Хамид был потрясен его словами и извинился перед ним, а потом велел пойти и взять аль-Мухассина за руку. Аш-Шалмагани действовал как посредник и облегчил аль-Мухассину его мучения.
(3, 171, 268) Вот что рассказал мне Абу-ль-Фадль Мухаммад ибн Абдаллах:
— Мне рассказывали многие высшие чиновники Багдада о том, что близость катиба-христианина аль-Хусайна ибн Амра к халифу аль-Муктафи беспокоила аль-Касима ибн Убайдаллаха, поэтому он нанял соглядатаев, поручив им следить за ним. Он даже притворился, будто влюблен в певицу — возлюбленную аль-Хусайна ибн Амра, всячески ублажая ее и [75] выспрашивая у нее о личных делах аль-Хусайна и его сына, которые были ей известны благодаря ее близости с аль-Хусайном. В конце концов он вытеснил аль-Хусайна из ее сердца до такой степени, что тот вынужден был подружиться с ним ради нее и участвовать в его пирушках. Аль-Касим всячески выказывал ему свое расположение, а сам в это время поссорил его с сыном, который также стал сообщать ему всякие сведения об отце.
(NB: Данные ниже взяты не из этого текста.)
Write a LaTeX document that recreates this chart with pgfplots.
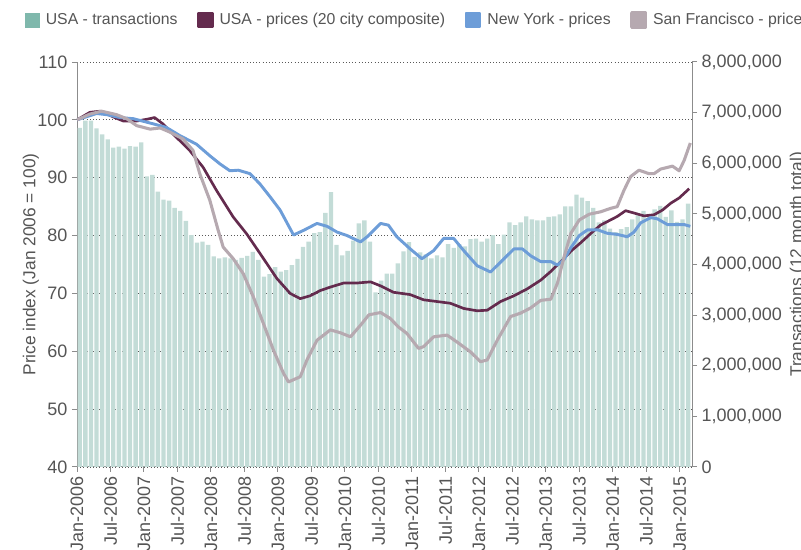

Однажды этот сын пришел и сообщил аль-Касиму, что аль-Хусайн договаривался с аль-Муктафи о вазирате, пообещав заполучить большую сумму — он назвал какую — у аль-Касима и его приверженцев. Он сообщил, что аль-Хусайн условился с халифом, что катиб аль-Хусайна Ибрахим ибн Хамдан аш-Ширази — по словам Абу-ль-Фадля, он — дед Абу-ль-Касима Али ибн аль-Хусайна ибн Ибрахима по прозвищу аль-Мушриф — будет назначен вазиром и станет ведать всем тем, чем ведал аль-Касим ибн Убайдаллах, что Ибрахим облачится в черную одежду и получит звание вазира, поскольку сам аль-Хусайн не хотел принимать ислам, а назначать вазиром человека иной веры не полагается, но что все государственные дела и должности будут подвластны аль-Хусайну, а новому вазиру будет велено выполнять все его указания. Он будет допускаться к халифу только в торжественных случаях и во время приемов, для совершения церемоний, в своей черной одежде, с мечом и поясом.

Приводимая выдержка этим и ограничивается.